YOUR OBJECTIVE - Read the material below and tally how many lines hold the word "this", giving the number and nothing else.

⟨

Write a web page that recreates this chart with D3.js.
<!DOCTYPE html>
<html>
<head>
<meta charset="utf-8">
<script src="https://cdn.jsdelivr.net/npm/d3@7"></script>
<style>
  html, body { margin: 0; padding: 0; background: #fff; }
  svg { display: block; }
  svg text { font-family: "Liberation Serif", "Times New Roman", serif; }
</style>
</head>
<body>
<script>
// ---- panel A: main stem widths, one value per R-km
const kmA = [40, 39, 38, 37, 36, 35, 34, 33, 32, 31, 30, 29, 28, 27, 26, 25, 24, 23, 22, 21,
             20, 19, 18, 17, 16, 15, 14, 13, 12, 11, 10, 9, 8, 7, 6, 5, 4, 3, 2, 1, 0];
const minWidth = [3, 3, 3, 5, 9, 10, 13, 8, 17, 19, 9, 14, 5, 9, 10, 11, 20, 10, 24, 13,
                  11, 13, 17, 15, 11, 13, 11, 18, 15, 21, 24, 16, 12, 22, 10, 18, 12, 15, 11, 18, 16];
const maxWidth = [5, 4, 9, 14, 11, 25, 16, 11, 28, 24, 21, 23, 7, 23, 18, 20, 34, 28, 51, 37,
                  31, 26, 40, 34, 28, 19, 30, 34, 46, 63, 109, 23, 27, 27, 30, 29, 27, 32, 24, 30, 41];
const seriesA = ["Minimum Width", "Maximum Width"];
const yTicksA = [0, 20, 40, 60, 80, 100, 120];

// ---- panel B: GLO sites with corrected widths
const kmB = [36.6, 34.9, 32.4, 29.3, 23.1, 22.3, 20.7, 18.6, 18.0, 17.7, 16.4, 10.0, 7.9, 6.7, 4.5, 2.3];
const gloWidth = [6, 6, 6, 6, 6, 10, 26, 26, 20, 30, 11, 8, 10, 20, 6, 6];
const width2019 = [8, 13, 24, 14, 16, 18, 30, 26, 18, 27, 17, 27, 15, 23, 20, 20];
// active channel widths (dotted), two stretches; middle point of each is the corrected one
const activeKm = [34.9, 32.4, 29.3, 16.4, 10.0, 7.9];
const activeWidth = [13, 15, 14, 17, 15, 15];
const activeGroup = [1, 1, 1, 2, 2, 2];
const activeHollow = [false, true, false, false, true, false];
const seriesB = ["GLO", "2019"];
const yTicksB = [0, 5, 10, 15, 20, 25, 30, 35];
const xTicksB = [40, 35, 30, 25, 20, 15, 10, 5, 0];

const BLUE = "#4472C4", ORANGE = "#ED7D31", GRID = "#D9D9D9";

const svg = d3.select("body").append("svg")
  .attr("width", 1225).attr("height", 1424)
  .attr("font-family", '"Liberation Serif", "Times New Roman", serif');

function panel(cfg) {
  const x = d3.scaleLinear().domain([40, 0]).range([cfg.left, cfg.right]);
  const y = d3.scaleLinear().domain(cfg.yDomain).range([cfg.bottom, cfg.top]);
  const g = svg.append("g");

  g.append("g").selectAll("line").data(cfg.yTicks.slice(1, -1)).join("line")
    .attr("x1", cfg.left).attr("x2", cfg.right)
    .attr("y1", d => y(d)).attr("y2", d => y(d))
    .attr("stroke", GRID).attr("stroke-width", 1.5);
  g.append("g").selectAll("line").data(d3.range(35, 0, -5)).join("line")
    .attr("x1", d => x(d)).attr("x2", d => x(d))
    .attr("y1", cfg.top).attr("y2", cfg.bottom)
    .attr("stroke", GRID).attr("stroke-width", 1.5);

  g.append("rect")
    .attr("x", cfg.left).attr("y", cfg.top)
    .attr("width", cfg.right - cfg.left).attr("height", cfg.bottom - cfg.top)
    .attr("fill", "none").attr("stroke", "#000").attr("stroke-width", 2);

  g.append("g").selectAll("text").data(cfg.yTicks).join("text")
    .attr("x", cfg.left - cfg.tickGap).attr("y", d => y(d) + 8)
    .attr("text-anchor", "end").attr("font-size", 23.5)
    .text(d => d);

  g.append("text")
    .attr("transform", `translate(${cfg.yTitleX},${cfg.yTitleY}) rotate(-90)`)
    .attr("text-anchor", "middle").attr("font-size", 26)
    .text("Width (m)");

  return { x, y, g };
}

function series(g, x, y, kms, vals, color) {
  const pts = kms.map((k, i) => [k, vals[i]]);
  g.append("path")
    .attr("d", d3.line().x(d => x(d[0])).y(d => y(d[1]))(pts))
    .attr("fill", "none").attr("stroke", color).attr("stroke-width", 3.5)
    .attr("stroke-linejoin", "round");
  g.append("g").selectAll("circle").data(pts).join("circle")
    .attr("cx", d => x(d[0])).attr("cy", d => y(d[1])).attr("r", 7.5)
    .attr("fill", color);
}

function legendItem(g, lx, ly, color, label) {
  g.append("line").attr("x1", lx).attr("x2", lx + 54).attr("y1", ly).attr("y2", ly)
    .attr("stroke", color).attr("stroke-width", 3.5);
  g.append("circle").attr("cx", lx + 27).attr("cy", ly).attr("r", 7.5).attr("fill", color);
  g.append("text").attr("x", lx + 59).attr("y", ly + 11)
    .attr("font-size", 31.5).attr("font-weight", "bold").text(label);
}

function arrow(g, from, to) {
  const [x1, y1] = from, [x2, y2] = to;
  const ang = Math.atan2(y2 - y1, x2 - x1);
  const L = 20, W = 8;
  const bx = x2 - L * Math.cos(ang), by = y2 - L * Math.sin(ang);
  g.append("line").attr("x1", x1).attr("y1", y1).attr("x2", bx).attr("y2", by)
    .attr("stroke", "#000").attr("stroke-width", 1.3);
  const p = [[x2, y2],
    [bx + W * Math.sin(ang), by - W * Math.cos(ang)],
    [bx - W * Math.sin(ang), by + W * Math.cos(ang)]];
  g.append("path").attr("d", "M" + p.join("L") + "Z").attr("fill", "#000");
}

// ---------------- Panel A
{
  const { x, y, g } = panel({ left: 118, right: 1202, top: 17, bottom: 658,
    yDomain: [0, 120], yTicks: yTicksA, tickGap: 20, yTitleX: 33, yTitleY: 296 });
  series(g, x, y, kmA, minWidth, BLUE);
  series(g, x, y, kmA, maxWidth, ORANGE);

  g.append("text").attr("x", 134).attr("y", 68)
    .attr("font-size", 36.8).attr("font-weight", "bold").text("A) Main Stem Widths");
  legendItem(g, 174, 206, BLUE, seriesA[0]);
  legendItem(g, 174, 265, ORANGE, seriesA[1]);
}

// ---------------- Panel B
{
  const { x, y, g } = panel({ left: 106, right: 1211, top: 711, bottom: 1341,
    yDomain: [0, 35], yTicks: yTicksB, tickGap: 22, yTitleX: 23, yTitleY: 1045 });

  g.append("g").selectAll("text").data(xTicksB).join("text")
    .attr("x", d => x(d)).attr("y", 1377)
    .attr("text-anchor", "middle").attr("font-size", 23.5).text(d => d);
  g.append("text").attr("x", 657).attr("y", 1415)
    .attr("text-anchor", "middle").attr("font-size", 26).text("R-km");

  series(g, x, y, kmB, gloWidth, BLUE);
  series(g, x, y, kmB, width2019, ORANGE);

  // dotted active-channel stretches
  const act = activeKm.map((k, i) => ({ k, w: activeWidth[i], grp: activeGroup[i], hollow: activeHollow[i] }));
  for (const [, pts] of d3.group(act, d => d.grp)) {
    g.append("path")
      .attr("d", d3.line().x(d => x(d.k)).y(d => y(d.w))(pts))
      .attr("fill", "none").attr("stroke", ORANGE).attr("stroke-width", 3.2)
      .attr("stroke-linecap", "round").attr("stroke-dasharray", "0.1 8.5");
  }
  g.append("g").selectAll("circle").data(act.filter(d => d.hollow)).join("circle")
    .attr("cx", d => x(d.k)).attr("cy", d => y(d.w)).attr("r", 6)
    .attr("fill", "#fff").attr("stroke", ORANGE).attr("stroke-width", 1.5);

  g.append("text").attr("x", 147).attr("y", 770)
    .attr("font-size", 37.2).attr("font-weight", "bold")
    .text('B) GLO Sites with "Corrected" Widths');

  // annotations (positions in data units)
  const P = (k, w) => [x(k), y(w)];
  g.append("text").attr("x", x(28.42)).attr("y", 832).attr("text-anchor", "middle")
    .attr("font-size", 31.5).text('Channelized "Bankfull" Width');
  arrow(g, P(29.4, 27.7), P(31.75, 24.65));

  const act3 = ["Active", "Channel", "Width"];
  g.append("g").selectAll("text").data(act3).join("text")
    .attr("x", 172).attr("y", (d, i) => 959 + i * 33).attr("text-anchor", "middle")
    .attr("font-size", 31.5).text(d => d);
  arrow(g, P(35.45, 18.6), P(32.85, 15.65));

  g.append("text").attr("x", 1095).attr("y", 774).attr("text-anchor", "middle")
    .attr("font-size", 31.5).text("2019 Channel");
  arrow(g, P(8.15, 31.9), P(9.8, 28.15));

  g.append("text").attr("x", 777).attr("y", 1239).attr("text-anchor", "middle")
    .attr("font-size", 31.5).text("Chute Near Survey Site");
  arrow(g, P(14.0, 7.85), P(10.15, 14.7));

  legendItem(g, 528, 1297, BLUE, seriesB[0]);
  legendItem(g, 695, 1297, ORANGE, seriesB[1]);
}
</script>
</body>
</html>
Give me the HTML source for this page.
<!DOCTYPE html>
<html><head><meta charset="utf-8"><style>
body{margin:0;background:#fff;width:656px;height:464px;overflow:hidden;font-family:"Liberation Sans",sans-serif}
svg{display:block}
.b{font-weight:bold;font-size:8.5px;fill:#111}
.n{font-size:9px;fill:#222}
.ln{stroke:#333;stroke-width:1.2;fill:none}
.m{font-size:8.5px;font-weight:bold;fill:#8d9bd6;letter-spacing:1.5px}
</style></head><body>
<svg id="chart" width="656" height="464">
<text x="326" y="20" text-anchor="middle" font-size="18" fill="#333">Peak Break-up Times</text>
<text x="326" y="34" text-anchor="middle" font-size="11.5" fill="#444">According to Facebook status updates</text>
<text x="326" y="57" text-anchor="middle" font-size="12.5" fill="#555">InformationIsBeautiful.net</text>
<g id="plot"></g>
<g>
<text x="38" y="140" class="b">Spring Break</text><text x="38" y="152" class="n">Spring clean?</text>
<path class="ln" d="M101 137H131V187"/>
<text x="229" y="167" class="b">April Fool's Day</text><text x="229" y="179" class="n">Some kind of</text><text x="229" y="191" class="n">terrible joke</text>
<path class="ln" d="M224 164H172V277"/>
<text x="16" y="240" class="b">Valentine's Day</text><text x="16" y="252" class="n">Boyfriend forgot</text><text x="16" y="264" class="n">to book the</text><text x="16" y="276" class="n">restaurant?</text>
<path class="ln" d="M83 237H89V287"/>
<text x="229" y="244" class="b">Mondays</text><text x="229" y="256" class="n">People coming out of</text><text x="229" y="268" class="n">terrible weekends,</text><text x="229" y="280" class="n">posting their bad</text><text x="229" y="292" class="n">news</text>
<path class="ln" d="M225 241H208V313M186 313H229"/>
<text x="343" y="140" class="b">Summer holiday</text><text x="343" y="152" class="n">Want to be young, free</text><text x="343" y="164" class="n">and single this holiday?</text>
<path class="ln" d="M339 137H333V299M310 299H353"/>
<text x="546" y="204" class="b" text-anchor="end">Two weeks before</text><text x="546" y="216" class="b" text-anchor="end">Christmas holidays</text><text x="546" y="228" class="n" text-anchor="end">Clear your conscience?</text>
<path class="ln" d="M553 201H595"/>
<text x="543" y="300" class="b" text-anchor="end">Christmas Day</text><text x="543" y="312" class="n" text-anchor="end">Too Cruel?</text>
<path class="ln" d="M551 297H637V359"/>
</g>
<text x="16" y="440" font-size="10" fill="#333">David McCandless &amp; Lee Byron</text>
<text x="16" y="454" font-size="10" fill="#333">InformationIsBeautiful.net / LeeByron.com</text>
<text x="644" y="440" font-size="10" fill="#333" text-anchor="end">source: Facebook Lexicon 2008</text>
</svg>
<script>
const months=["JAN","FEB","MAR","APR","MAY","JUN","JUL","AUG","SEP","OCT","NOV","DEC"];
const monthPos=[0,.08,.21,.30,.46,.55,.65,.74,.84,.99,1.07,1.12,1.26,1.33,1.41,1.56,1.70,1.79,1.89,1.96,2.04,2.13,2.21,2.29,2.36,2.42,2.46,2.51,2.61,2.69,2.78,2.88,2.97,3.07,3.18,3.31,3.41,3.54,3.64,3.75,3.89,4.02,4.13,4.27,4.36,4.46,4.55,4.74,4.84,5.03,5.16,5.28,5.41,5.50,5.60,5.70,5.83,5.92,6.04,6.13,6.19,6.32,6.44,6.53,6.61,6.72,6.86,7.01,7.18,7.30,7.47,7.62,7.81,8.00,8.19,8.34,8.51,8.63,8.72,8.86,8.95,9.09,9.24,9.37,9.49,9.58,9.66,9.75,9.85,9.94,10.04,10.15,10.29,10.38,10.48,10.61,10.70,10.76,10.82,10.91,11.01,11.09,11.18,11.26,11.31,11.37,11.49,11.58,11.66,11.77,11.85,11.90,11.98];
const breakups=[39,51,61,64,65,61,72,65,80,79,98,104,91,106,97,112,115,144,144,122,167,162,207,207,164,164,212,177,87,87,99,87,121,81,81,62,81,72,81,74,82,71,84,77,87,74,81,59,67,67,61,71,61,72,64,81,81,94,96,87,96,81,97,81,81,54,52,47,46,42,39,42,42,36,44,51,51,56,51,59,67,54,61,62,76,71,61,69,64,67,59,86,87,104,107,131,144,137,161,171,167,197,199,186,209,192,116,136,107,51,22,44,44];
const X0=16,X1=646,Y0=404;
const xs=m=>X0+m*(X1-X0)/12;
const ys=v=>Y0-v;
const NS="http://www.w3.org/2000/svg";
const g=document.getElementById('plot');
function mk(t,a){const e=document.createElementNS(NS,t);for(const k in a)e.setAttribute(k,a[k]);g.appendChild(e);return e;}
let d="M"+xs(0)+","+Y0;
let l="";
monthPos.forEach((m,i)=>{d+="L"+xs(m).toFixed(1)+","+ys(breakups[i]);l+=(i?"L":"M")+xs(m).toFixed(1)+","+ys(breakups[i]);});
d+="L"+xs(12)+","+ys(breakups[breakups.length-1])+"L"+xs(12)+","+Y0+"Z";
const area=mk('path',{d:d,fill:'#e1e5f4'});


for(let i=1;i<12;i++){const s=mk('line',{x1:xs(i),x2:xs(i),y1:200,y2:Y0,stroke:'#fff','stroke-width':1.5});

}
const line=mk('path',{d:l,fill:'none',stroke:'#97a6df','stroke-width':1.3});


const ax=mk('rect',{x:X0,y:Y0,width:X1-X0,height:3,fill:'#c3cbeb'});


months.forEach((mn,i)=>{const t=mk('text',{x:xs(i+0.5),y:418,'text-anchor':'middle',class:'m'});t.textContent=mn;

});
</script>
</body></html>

⟩

THE SOLUTION - 3